The Times reckoned that BMI owned 11% of Heathrow's landing slots, so let's call it one-eighth in round figures. There are 471,000 aircraft movements at Heathrow each year, so that's 235,500 'pairs' (one to land, one to take-off) and BMI 'own' the right to land/take-off 30,000 times a year. £770 million ÷ 30,000 = £26,000 for the right to land/take-off once a year, in perpetuity.

Assuming that this right could be reasonably amortised over ten years, that's a notional cost of £2,600 per pair if you own them, and a real cost of £2,600 per pair if you have to buy them (cost of finance + uncertainty premium). In other words, if the local councils around Heathrow were allowed to auction off land slots, airlines would and could pay an average of £2,600 and still be profitable.
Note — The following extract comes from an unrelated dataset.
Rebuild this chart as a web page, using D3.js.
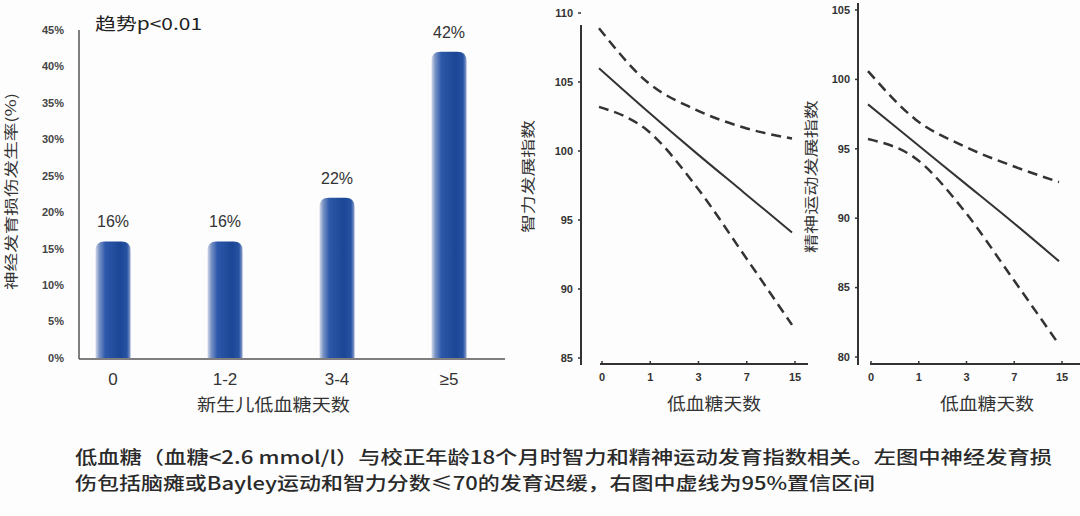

Times that back up by 235,000 pairs gives local councils potential income of £611,000 million.

And the value of those landing slots is depressed by Air Passenger Duty. If we scrapped that crude tax as well, the annual 'rental' value of the slots would go up by another £673 million (67.3 million passengers at an average of £10 APD), bringing the total local revenues to a nice round £1.3 billion (rather less than my earlier estimate, I admit).

And in difficult times like these, the auction price would drop of course - in extremis to £nil in the short term. Great, that means that airlines can drop ticket prices by several per cent, which will hopefully keep things ticking over, minimise job losses and ensure that they recover much more quickly again in future (so the auction receipts quickly revive again, and so on and so forth).

1 comments:

Jock Coats said...

I did a piece not so long ago, based on some research by Deloittes, wherein it was suggested that up to £2bn of BAs £2.7bn market cap at the time was represented by the unstated book value of its Heathrow rights.

It's certainly big money stuff. And not only that, if it applied at all airports in the UK I reckon it could be one of the biggest factors in promoting a more natural movement of economic activity away from the south east to areas around other regional airport hubs.